Let Your Kids Solve Conflicts on Their OwnBrian Gresko
There was an interesting piece on The Huffington Post last month, about how American parents might have it all wrong. In “Have American Parents Got It All Backwards?” Christine Gross-Loh wondered if parents in Europe and Asia might not have a better strategies for raising healthy kids who are, in the author’s words, “self-reliant, self-assured, successful children.”
Gross-Loh outlines several ways in which parents in other countries might be doing this better than American parents, but one in particular stood out to me: “We need to let three-year-olds climb trees and five-year-olds use knives.” In short, Gross-Loh argues, our children will only learn a healthy sense of safety if we allow them the freedom to take risks and possibly hurt themselves. This rings true for me. As a kid my dad told my younger brother not to play with my Swiss Army Knife, but it wasn’t till my brother slashed his hand open that he learned to leave the knife alone.
Here in Brooklyn, I see parents not only interfering when they feel their child is making an unsafe move, but also whenever there is a conflict between two children. On Seventh Avenue in Park Slope, there are two toy stores on the same block that put train tables out on the sidewalk.

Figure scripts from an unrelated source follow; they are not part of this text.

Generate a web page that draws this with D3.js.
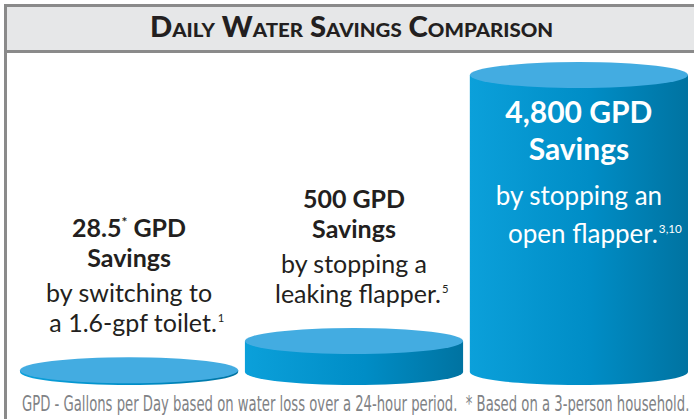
<!DOCTYPE html>
<html>
<head>
<meta charset="utf-8">
<script src="https://cdn.jsdelivr.net/npm/d3@7"></script>
<style>
  body { margin: 0; background: #fff; }
  svg { display: block; }
</style>
</head>
<body>
<svg id="chart" width="694" height="419"></svg>
<script>
// chart data
const ids = ['toilet', 'leak', 'open'];
const values = [28.5, 500, 4800];           // gallons per day
const headlines = ['28.5', '500', '4,800'];
const headlineMarks = ['*', '', ''];
const line3 = ['by switching to', 'by stopping a', 'by stopping an'];
const line4 = ['a 1.6-gpf toilet.', 'leaking flapper.', 'open flapper.'];
const notes = ['1', '5', '3,10'];
const title = 'Daily Water Savings Comparison';
const footnote = 'GPD - Gallons per Day based on water loss over a 24-hour period.  * Based on a 3-person household.';

const W = 694, H = 419;
const baseY = 372;   // centre of bottom ellipses
const ry = 13;
const fontMain = 'Lato, "Open Sans", sans-serif';

const svg = d3.select('#chart');

// fit a text element into a given width by squeezing it horizontally
function fitWidth(sel, x0, y0, width) {
    const w = sel.node().getComputedTextLength();
    sel.attr('x', 0).attr('y', 0)
        .attr('transform', `translate(${x0},${y0}) scale(${width / w},1)`);
}

// frame + header band
svg.append('rect')
    .attr('x', 7).attr('y', 7)
    .attr('width', W - 7).attr('height', 43)
    .attr('fill', '#e6e7e8');
svg.append('path')
    .attr('d', `M5.5,${H} V5.5 H${W}`)
    .attr('fill', 'none')
    .attr('stroke', '#8a8a8a')
    .attr('stroke-width', 3);
svg.append('line')
    .attr('x1', 4).attr('x2', W)
    .attr('y1', 51.5).attr('y2', 51.5)
    .attr('stroke', '#8a8a8a')
    .attr('stroke-width', 3);

const titleText = svg.append('text')
    .attr('font-family', fontMain)
    .attr('font-weight', 900)
    .attr('font-size', 28)
    .style('font-variant', 'small-caps')
    .attr('fill', '#231f20')
    .text(title);
fitWidth(titleText, 150, 37, 410);

// scales
const x = d3.scaleBand()
    .domain(ids)
    .range([20, 688])
    .paddingInner(0.03);

const h = d3.scaleLinear()
    .domain([0, 4800])
    .range([0, 297]);

const defs = svg.append('defs');
const grad = defs.append('linearGradient')
    .attr('id', 'body-grad')
    .attr('x1', '0%').attr('x2', '100%')
    .attr('y1', '0%').attr('y2', '0%');
grad.append('stop').attr('offset', '0%').attr('stop-color', '#0ba0da');
grad.append('stop').attr('offset', '55%').attr('stop-color', '#008dc6');
grad.append('stop').attr('offset', '100%').attr('stop-color', '#0073a1');

const cyl = svg.selectAll('g.cyl')
    .data(ids.map((id, i) => ({id, value: values[i], i})))
    .join('g')
    .attr('class', 'cyl');

cyl.append('path')
    .attr('d', d => {
        const x0 = x(d.id), x1 = x(d.id) + x.bandwidth();
        const rx = x.bandwidth() / 2;
        const top = baseY - h(d.value);
        return `M${x0},${top} V${baseY} A${rx},${ry} 0 0 0 ${x1},${baseY} V${top} Z`;
    })
    .attr('fill', 'url(#body-grad)');

cyl.append('ellipse')
    .attr('cx', d => x(d.id) + x.bandwidth() / 2)
    .attr('cy', d => baseY - h(d.value))
    .attr('rx', x.bandwidth() / 2)
    .attr('ry', ry)
    .attr('fill', '#43ace1');

// labels
const outsideOffsets = [0, 30, 65, 95];
const insideOffsets = [0, 37, 82, 120];

cyl.each(function(d) {
    const g = d3.select(this);
    const cx = x(d.id) + x.bandwidth() / 2;
    const inside = d.value > 2000;
    const topEdge = baseY - h(d.value) - ry;
    const y0 = inside ? 123 : topEdge - 120;
    const off = inside ? insideOffsets : outsideOffsets;
    const color = inside ? '#ffffff' : '#231f20';
    const boldSize = inside ? 30 : 25;
    const regSize = inside ? 26 : 25;

    const t1 = g.append('text')
        .attr('x', cx).attr('y', y0 + off[0])
        .attr('text-anchor', 'middle')
        .attr('font-family', fontMain)
        .attr('font-weight', 700)
        .attr('font-size', boldSize)
        .attr('fill', color);
    t1.append('tspan').text(headlines[d.i]);
    if (headlineMarks[d.i]) {
        t1.append('tspan').attr('dy', -10).attr('font-size', boldSize * 0.55).text(headlineMarks[d.i]);
        t1.append('tspan').attr('dy', 10).text(' GPD');
    } else {
        t1.append('tspan').text(' GPD');
    }

    g.append('text')
        .attr('x', cx).attr('y', y0 + off[1])
        .attr('text-anchor', 'middle')
        .attr('font-family', fontMain)
        .attr('font-weight', 700)
        .attr('font-size', boldSize)
        .attr('fill', color)
        .text('Savings');

    g.append('text')
        .attr('x', cx).attr('y', y0 + off[2])
        .attr('text-anchor', 'middle')
        .attr('font-family', fontMain)
        .attr('font-weight', 400)
        .attr('font-size', regSize)
        .attr('fill', color)
        .text(line3[d.i]);

    const t4 = g.append('text')
        .attr('y', y0 + off[3])
        .attr('font-family', fontMain)
        .attr('font-weight', 400)
        .attr('font-size', regSize)
        .attr('fill', color);
    t4.append('tspan').text(line4[d.i]);
    const w = t4.node().getComputedTextLength();
    t4.attr('x', cx - w / 2 + 4);
    t4.append('tspan')
        .attr('dy', -10)
        .attr('dx', 1)
        .attr('font-size', regSize * 0.45)
        .text(notes[d.i]);
});

// footnote
const foot = svg.append('text')
    .attr('font-family', '"Liberation Sans Narrow", "DejaVu Sans Condensed", sans-serif')
    .attr('font-size', 22)
    .attr('fill', '#808285')
    .style('white-space', 'pre')
    .text(footnote);
fitWidth(foot, 22, 411, 668);
</script>
</body>
</html>
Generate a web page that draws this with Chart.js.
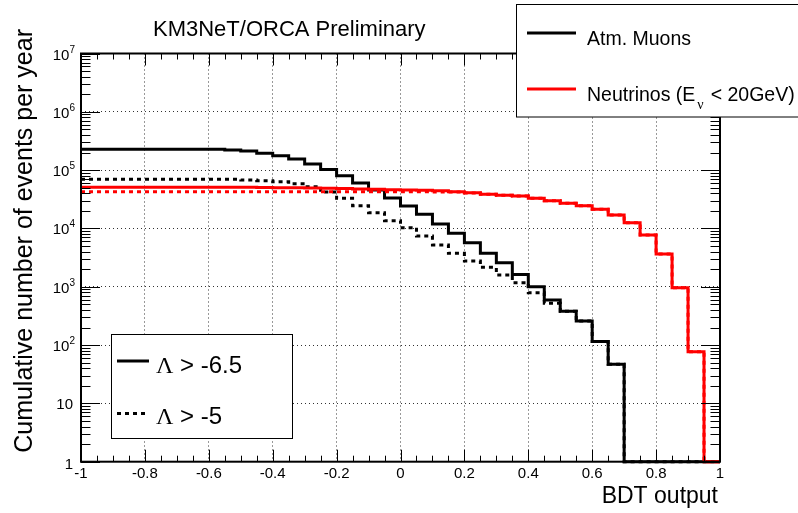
<!DOCTYPE html>
<html>
<head>
<meta charset="utf-8">
<script src="https://cdn.jsdelivr.net/npm/chart.js@4.4.1/dist/chart.umd.min.js"></script>
<style>
  html, body { margin: 0; padding: 0; background: #fff; }
  canvas { display: block; }
</style>
</head>
<body>
<canvas id="bdt" width="798" height="513"></canvas>
<script>
// Lower edges of the 40 BDT bins (width 0.05)
const binLow = [
  -1, -0.95, -0.9, -0.85, -0.8, -0.75, -0.7, -0.65, -0.6, -0.55,
  -0.5, -0.45, -0.4, -0.35, -0.3, -0.25, -0.2, -0.15, -0.1, -0.05,
  0, 0.05, 0.1, 0.15, 0.2, 0.25, 0.3, 0.35, 0.4, 0.45,
  0.5, 0.55, 0.6, 0.65, 0.7, 0.75, 0.8, 0.85, 0.9, 0.95
];

// Atm. muons, Lambda > -6.5 (black solid)
const muonsLoose = [
  2.27e5, 2.27e5, 2.27e5, 2.27e5, 2.27e5, 2.27e5, 2.27e5, 2.27e5, 2.27e5, 2.21e5,
  2.13e5, 1.94e5, 1.77e5, 1.55e5, 1.27e5, 1.03e5, 8.0e4, 6.0e4, 4.56e4, 3.32e4,
  2.43e4, 1.75e4, 1.19e4, 8.25e3, 5.69e3, 3.74e3, 2.58e3, 1.63e3, 1.0e3, 593,
  379, 258, 115, 47, 0, 0, 0, 0, 0, 0
];

// Atm. muons, Lambda > -5 (black dashed)
const muonsTight = [
  6.96e4, 6.96e4, 6.96e4, 6.96e4, 6.96e4, 6.96e4, 6.96e4, 6.96e4, 6.96e4, 6.96e4,
  6.77e4, 6.59e4, 6.33e4, 5.85e4, 5.2e4, 4.22e4, 3.29e4, 2.45e4, 1.86e4, 1.36e4,
  1.03e4, 7.41e3, 5.2e3, 3.74e3, 2.76e3, 2.15e3, 1.59e3, 1.17e3, 790, 520,
  379, 258, 115, 47, 0, 0, 0, 0, 0, 0
];

// Neutrinos (E_nu < 20 GeV), Lambda > -6.5 (red solid)
const nuLoose = [
  5.1e4, 5.1e4, 5.1e4, 5.1e4, 5.1e4, 5.1e4, 5.1e4, 5.1e4, 5.1e4, 5.1e4,
  5.07e4, 5.04e4, 5.0e4, 4.97e4, 4.93e4, 4.88e4, 4.83e4, 4.77e4, 4.7e4, 4.63e4,
  4.56e4, 4.5e4, 4.44e4, 4.27e4, 4.1e4, 3.85e4, 3.7e4, 3.6e4, 3.29e4, 2.99e4,
  2.7e4, 2.45e4, 2.13e4, 1.7e4, 1.25e4, 7.7e3, 3.64e3, 964, 77, 0
];

// Neutrinos (E_nu < 20 GeV), Lambda > -5 (red dashed)
const nuTight = [
  4.27e4, 4.27e4, 4.27e4, 4.27e4, 4.27e4, 4.27e4, 4.27e4, 4.27e4, 4.27e4, 4.27e4,
  4.27e4, 4.27e4, 4.27e4, 4.27e4, 4.27e4, 4.27e4, 4.27e4, 4.27e4, 4.27e4, 4.27e4,
  4.25e4, 4.25e4, 4.22e4, 4.2e4, 4.05e4, 3.85e4, 3.7e4, 3.6e4, 3.29e4, 2.99e4,
  2.7e4, 2.45e4, 2.13e4, 1.7e4, 1.25e4, 7.7e3, 3.64e3, 964, 77, 0
];

const xMajorTicks = [-1, -0.8, -0.6, -0.4, -0.2, 0, 0.2, 0.4, 0.6, 0.8, 1];
const xTickLabels = ['-1', '-0.8', '-0.6', '-0.4', '-0.2', '0', '0.2', '0.4', '0.6', '0.8', '1'];
const yDecades = [1, 10, 1e2, 1e3, 1e4, 1e5, 1e6, 1e7];
const yExponents = [0, 1, 2, 3, 4, 5, 6, 7];

const X_MIN = -1, X_MAX = 1, Y_MIN = 1, Y_MAX = 1e7;
const SANS = '"Liberation Sans", Arial, Helvetica, sans-serif';
const SERIF = '"Liberation Serif", "Times New Roman", serif';

// Histogram steps: one point per lower bin edge plus the closing edge.
// Empty bins sit on the bottom of the log axis, as ROOT draws them.
function toSteps(values) {
  const pts = values.map((v, i) => ({ x: binLow[i], y: v > 0 ? v : Y_MIN }));
  const last = values[values.length - 1];
  pts.push({ x: X_MAX, y: last > 0 ? last : Y_MIN });
  return pts;
}

function stepDataset(label, values, color, dash, order) {
  return {
    label,
    data: toSteps(values),
    borderColor: color,
    borderWidth: 3,
    borderDash: dash,
    stepped: 'before',
    pointRadius: 0,
    fill: false,
    clip: false,
    order,
  };
}

// ROOT style frame: inward ticks, tick labels, titles and the two legend boxes
const rootFrame = {
  id: 'rootFrame',
  afterDraw(chart) {
    const { ctx, chartArea: a, scales: { x, y } } = chart;
    ctx.save();

    // ticks on x (bottom and top)
    ctx.strokeStyle = '#000';
    ctx.lineWidth = 1;
    ctx.beginPath();
    binLow.concat([X_MAX]).forEach((v) => {
      const major = xMajorTicks.some((m) => Math.abs(m - v) < 1e-9);
      const len = major ? 12 : 6;
      const px = Math.round(x.getPixelForValue(v)) + 0.5;
      ctx.moveTo(px, a.bottom); ctx.lineTo(px, a.bottom - len);
      ctx.moveTo(px, a.top); ctx.lineTo(px, a.top + len);
    });
    // ticks on y (left and right)
    yDecades.forEach((d, k) => {
      const py = Math.round(y.getPixelForValue(d)) + 0.5;
      ctx.moveTo(a.left, py); ctx.lineTo(a.left + 19, py);
      ctx.moveTo(a.right, py); ctx.lineTo(a.right - 19, py);
      if (k === yDecades.length - 1) return;
      for (let m = 2; m <= 9; m++) {
        const pm = Math.round(y.getPixelForValue(d * m)) + 0.5;
        ctx.moveTo(a.left, pm); ctx.lineTo(a.left + 9.5, pm);
        ctx.moveTo(a.right, pm); ctx.lineTo(a.right - 9.5, pm);
      }
    });
    ctx.stroke();

    // frame
    ctx.lineWidth = 2;
    ctx.strokeRect(a.left, a.top, a.right - a.left, a.bottom - a.top);

    ctx.fillStyle = '#000';
    // x tick labels
    ctx.font = '15px ' + SANS;
    ctx.textAlign = 'center';
    ctx.textBaseline = 'alphabetic';
    xMajorTicks.forEach((v, i) => {
      ctx.fillText(xTickLabels[i], x.getPixelForValue(v), a.bottom + 16);
    });

    // y tick labels with exponents
    const right = a.left - 6;
    ctx.textAlign = 'left';
    yDecades.forEach((d, k) => {
      const py = y.getPixelForValue(d);
      const e = yExponents[k];
      if (e === 0) {
        ctx.font = '15px ' + SANS;
        ctx.fillText('1', right - 2 - ctx.measureText('1').width, py + 7);
      } else if (e === 1) {
        ctx.font = '15px ' + SANS;
        ctx.fillText('10', right - 2 - ctx.measureText('10').width, py + 6);
      } else {
        ctx.font = '10px ' + SANS;
        const we = ctx.measureText(String(e)).width;
        ctx.fillText(String(e), right - we, py - 1);
        ctx.font = '15px ' + SANS;
        const wb = ctx.measureText('10').width;
        ctx.fillText('10', right - we - wb, py + 6);
      }
    });

    // axis titles
    ctx.font = '23px ' + SANS;
    ctx.textAlign = 'right';
    ctx.fillText('BDT output', a.right - 2, 503);
    ctx.save();
    ctx.font = '25px ' + SANS;
    ctx.translate(32, 29);
    ctx.rotate(-Math.PI / 2);
    ctx.textAlign = 'right';
    ctx.fillText('Cumulative number of events per year', 0, 0);
    ctx.restore();

    // title
    ctx.font = '22px ' + SANS;
    ctx.textAlign = 'left';
    ctx.fillText('KM3NeT/ORCA Preliminary', 153, 36);

    // legend: samples
    ctx.fillStyle = '#fff';
    ctx.fillRect(516.5, 4.5, 290, 112.5);
    ctx.lineWidth = 1;
    ctx.strokeStyle = '#000';
    ctx.strokeRect(516.5, 4.5, 290, 112.5);
    ctx.lineWidth = 3;
    ctx.beginPath(); ctx.moveTo(527, 33); ctx.lineTo(576, 33); ctx.stroke();
    ctx.strokeStyle = '#ff0000';
    ctx.beginPath(); ctx.moveTo(527, 89); ctx.lineTo(576, 89); ctx.stroke();
    ctx.fillStyle = '#000';
    ctx.font = '19.5px ' + SANS;
    ctx.fillText('Atm. Muons', 587, 45);
    let tx = 587;
    ctx.fillText('Neutrinos (E', tx, 101);
    tx += ctx.measureText('Neutrinos (E').width + 2;
    ctx.font = '14px ' + SERIF;
    ctx.fillText('\u03bd', tx, 109);
    tx += ctx.measureText('\u03bd').width + 7;
    ctx.font = '19.5px ' + SANS;
    ctx.fillText('< 20GeV)', tx, 101);

    // legend: Lambda cuts
    ctx.fillStyle = '#fff';
    ctx.fillRect(111.5, 334.5, 181, 104);
    ctx.strokeStyle = '#000';
    ctx.lineWidth = 1;
    ctx.strokeRect(111.5, 334.5, 181, 104);
    ctx.lineWidth = 3;
    ctx.beginPath(); ctx.moveTo(117, 361); ctx.lineTo(149, 361); ctx.stroke();
    ctx.setLineDash([4, 4]);
    ctx.beginPath(); ctx.moveTo(117, 413.5); ctx.lineTo(149, 413.5); ctx.stroke();
    ctx.setLineDash([]);
    ctx.fillStyle = '#000';
    [['-6.5', 372.5], ['-5', 423.5]].forEach(([cut, base]) => {
      ctx.font = '24px ' + SERIF;
      ctx.fillText('\u039b', 156, base);
      const wl = ctx.measureText('\u039b').width;
      ctx.font = '24px ' + SANS;
      ctx.fillText(' > ' + cut, 156 + wl, base);
    });

    ctx.restore();
  },
};

new Chart(document.getElementById('bdt'), {
  type: 'line',
  data: {
    datasets: [
      stepDataset('Atm. Muons, \u039b > -6.5', muonsLoose, '#000000', [], 3),
      stepDataset('Atm. Muons, \u039b > -5', muonsTight, '#000000', [4, 4], 2),
      stepDataset('Neutrinos, \u039b > -6.5', nuLoose, '#ff0000', [], 1),
      stepDataset('Neutrinos, \u039b > -5', nuTight, '#ff0000', [4, 4], 0),
    ],
  },
  options: {
    responsive: false,
    animation: false,
    devicePixelRatio: 1,
    layout: { padding: { left: 81, right: 78, top: 53.5, bottom: 51.3 } },
    plugins: {
      legend: { display: false },
      tooltip: { enabled: false },
      title: { display: false },
    },
    scales: {
      x: {
        type: 'linear',
        min: X_MIN,
        max: X_MAX,
        afterBuildTicks: (s) => { s.ticks = xMajorTicks.map((v) => ({ value: v })); },
        ticks: { display: false },
        grid: { color: '#333', lineWidth: 1, drawTicks: false },
        border: { display: false, dash: [1, 3] },
      },
      y: {
        type: 'logarithmic',
        min: Y_MIN,
        max: Y_MAX,
        afterBuildTicks: (s) => { s.ticks = yDecades.map((v) => ({ value: v })); },
        ticks: { display: false },
        grid: { color: '#333', lineWidth: 1, drawTicks: false },
        border: { display: false, dash: [1, 3] },
      },
    },
  },
  plugins: [rootFrame],
});
</script>
</body>
</html>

They draw kids, little boys in particular, like dropped french fries attract pigeons. The tables stand at the perfect height for tots, their tops covered with wooden tracks and buildings, and strewn with a smattering of train cars and engines.
Of course, parents huddle around the tables as well, one eye trained on their smart phones and the other on the little ones. At the slightest hint of conflict — “Hey! I was using that train!” — parents jump into the fray, chastising, refereeing, and breaking up any fights before they happen.
As the parent of a kid who used to pummel, scratch, and pull the hair of even his best friends, let alone strangers, I can understand this impulse. No one wants to see two little kids going at it, rolling around on the slate beating one another bloody. (Well, most people don’t want to see this, usually.) But what I’ve noticed is that even when fights aren’t physical, when the conflicts are purely verbal, parents step in.
Over the weekend, for example, my wife and I were both standing nearby while our four-year-old son Felix played. As soon as one of the other kids dropped his MetroNorth trains, my son grabbed it. “Give that back!” the kid yelled.
Felix instantly shot me a look. You know the kind: an “I’m being naughty” look.
You should give that back,” I told him.
He wasn’t using it,” Felix said.
He just put it down for a moment, it’s not nice to take it.”
But then I noticed that the kid had stopped complaining about the train; he had found another one and moved on, so I let it drop. Why ride my son for no reason? So he had made a jerk move. If the other kid didn’t care, then why keep up? Just out of some abstract sense of justice? I’m no playground superhero, or sidewalk vigilante. Let that other kid cry for his parents if he wanted help.
Later, when an older girl yanked one of my son’s trains away, my wife wondered if she should step in, but Felix didn’t seem to mind that the girl had taken his train at all — he had just grabbed another one from the pile. If he did care, he would say something. (Or else whack her.)
Throughout the morning, as we continued to the park for a party, my wife and I witnessed countless minor altercations between Felix and other kids, some where he was the aggressor, and others where he was aggressed upon. But seeing no violence, we stayed out of it. How else will kids learn to solve conflicts if parents always get involved? Especially if no one’s getting hurt, isn’t better just to take a back seat and let them figure out how to do it on their own?
Sometimes, taking a more relaxed approach is better, not just for you, but for your kids.